Directions for this task: Write the data below out exactly as it stands. Do not include the pictures.

Information shown:
+===+

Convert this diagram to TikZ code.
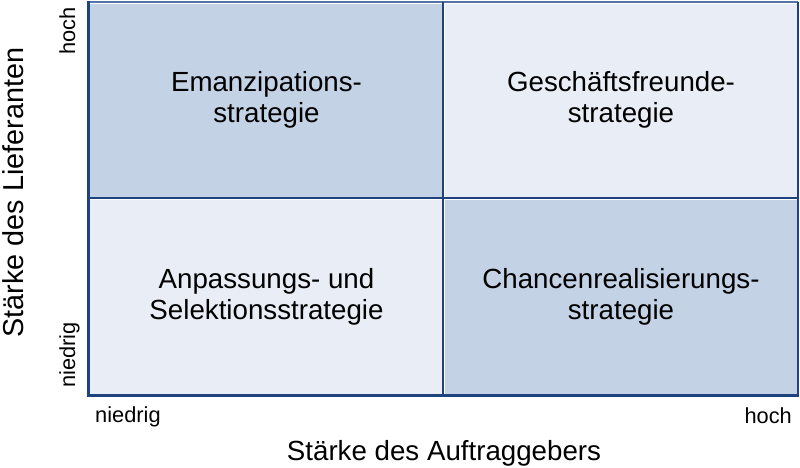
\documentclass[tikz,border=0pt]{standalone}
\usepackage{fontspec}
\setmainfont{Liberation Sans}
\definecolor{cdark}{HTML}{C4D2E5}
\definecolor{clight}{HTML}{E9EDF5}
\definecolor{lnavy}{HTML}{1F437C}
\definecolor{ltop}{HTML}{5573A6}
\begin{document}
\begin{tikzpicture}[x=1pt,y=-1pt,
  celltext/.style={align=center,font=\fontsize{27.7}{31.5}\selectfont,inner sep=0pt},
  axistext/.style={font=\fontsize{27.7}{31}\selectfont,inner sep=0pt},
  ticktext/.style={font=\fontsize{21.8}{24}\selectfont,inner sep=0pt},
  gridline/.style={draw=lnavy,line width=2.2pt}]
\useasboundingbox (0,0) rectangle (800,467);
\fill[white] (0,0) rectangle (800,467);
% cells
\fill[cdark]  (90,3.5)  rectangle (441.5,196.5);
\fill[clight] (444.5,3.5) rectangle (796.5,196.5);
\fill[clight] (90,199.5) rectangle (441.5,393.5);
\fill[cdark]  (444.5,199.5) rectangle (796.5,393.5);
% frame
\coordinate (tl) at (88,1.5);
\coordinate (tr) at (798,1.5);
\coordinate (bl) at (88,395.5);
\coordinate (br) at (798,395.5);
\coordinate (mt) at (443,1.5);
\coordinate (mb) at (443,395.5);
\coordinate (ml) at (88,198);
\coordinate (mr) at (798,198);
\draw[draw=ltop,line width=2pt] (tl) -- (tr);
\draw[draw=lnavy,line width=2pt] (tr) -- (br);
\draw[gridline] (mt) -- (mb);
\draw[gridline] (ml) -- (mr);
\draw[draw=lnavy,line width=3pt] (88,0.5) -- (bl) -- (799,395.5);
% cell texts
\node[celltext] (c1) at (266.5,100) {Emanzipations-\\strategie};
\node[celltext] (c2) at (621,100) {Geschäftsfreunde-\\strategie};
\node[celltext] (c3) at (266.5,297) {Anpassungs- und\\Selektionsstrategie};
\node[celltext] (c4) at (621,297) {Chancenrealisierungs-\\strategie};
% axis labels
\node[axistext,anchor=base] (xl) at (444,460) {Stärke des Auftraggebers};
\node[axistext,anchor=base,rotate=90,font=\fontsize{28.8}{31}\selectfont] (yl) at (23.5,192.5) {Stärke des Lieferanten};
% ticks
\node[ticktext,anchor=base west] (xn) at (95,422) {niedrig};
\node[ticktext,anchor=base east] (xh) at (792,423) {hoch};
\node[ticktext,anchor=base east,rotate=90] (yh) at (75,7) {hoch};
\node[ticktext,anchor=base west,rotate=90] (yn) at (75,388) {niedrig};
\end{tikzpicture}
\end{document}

+===+

Answer to this problem:
Convert this diagram to TikZ code.
\documentclass[tikz,border=0pt]{standalone}
\usepackage{fontspec}
\setmainfont{Liberation Sans}
\definecolor{cdark}{HTML}{C4D2E5}
\definecolor{clight}{HTML}{E9EDF5}
\definecolor{lnavy}{HTML}{1F437C}
\definecolor{ltop}{HTML}{5573A6}
\begin{document}
\begin{tikzpicture}[x=1pt,y=-1pt,
  celltext/.style={align=center,font=\fontsize{27.7}{31.5}\selectfont,inner sep=0pt},
  axistext/.style={font=\fontsize{27.7}{31}\selectfont,inner sep=0pt},
  ticktext/.style={font=\fontsize{21.8}{24}\selectfont,inner sep=0pt},
  gridline/.style={draw=lnavy,line width=2.2pt}]
\useasboundingbox (0,0) rectangle (800,467);
\fill[white] (0,0) rectangle (800,467);
% cells
\fill[cdark]  (90,3.5)  rectangle (441.5,196.5);
\fill[clight] (444.5,3.5) rectangle (796.5,196.5);
\fill[clight] (90,199.5) rectangle (441.5,393.5);
\fill[cdark]  (444.5,199.5) rectangle (796.5,393.5);
% frame
\coordinate (tl) at (88,1.5);
\coordinate (tr) at (798,1.5);
\coordinate (bl) at (88,395.5);
\coordinate (br) at (798,395.5);
\coordinate (mt) at (443,1.5);
\coordinate (mb) at (443,395.5);
\coordinate (ml) at (88,198);
\coordinate (mr) at (798,198);
\draw[draw=ltop,line width=2pt] (tl) -- (tr);
\draw[draw=lnavy,line width=2pt] (tr) -- (br);
\draw[gridline] (mt) -- (mb);
\draw[gridline] (ml) -- (mr);
\draw[draw=lnavy,line width=3pt] (88,0.5) -- (bl) -- (799,395.5);
% cell texts
\node[celltext] (c1) at (266.5,100) {Emanzipations-\\strategie};
\node[celltext] (c2) at (621,100) {Geschäftsfreunde-\\strategie};
\node[celltext] (c3) at (266.5,297) {Anpassungs- und\\Selektionsstrategie};
\node[celltext] (c4) at (621,297) {Chancenrealisierungs-\\strategie};
% axis labels
\node[axistext,anchor=base] (xl) at (444,460) {Stärke des Auftraggebers};
\node[axistext,anchor=base,rotate=90,font=\fontsize{28.8}{31}\selectfont] (yl) at (23.5,192.5) {Stärke des Lieferanten};
% ticks
\node[ticktext,anchor=base west] (xn) at (95,422) {niedrig};
\node[ticktext,anchor=base east] (xh) at (792,423) {hoch};
\node[ticktext,anchor=base east,rotate=90] (yh) at (75,7) {hoch};
\node[ticktext,anchor=base west,rotate=90] (yn) at (75,388) {niedrig};
\end{tikzpicture}
\end{document}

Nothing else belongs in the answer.